There are some graphic scenes for the squeamish, although the black and white images do put a distance between them and viewers. These graphic scenes are in no way gratuitous and no doubt the real thing would probably have been even worse. The images of truckloads of children being driven away, and the overcrowded cattle-cars, the mud, the filth and the general squalor, can only partly convey what life must have been like for those on the receiving end of Nazi hatred.
Some have criticised Schindler’s List for being a Jewish propaganda tool, but even if the graphic violence and horrific images are as little as half true, that argument still finds no favour with most. The atrocities are well documented, and those who have lived it have the most incredible and heart-wrenching stories to tell. Sometimes, amongst all the gloom, there are small pockets of happier stories, and the story of Oskar Schindler is just one example.
Unlike many war films, this is not a guns and bombs affair and therefore offers few chances to test your system's capabilities. The Dolby Digital 5.1 and DTS 5.1 tracks are both worthy, but most will opt for DTS if given the choice for it sounds just a little clearer and punchier. The majority of the film is either general discourse or hushed whispers, with the occasional gun shot or passing train. It is at these times that the DTS distinguishes itself. All dialogue, however, is clear and central, apart from a few of the whispered lines that are hard to make out due to the thick accents.
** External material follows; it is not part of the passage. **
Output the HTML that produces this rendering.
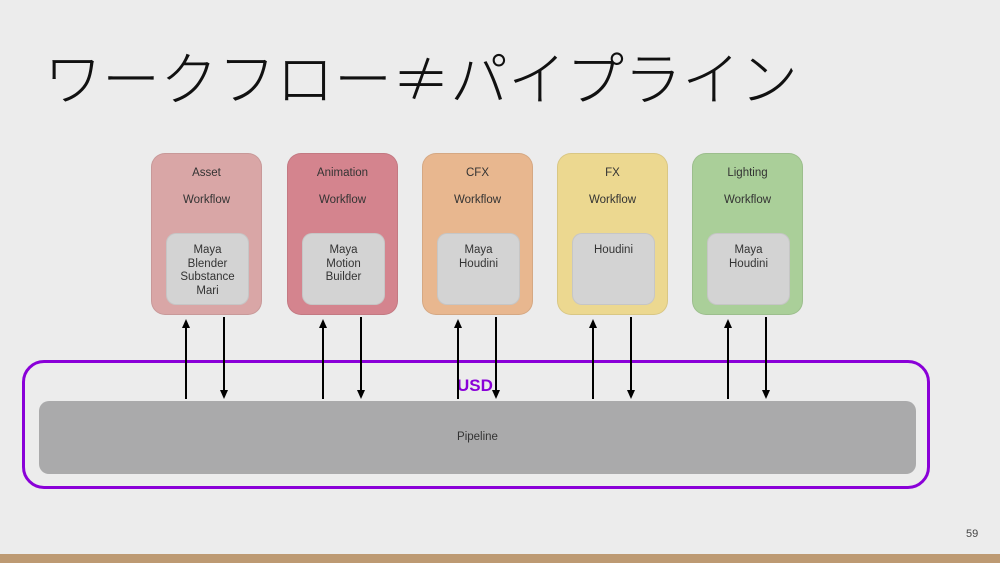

This is where the English subtitles come in handy.
Rear channel action is mostly subdued and ambient, and the subwoofer is rather quiet until called on for the loud trains and occasional factory shots. The original score makes full use of all channels.
There are no issues with such things as synchronisation or hiss and drop out, but there are one or two instances where a conversation pauses, and the sound would appear to also dropout but, I must stress, with no loss of dialogue. It just seems to be very quiet for a fraction of a second or two.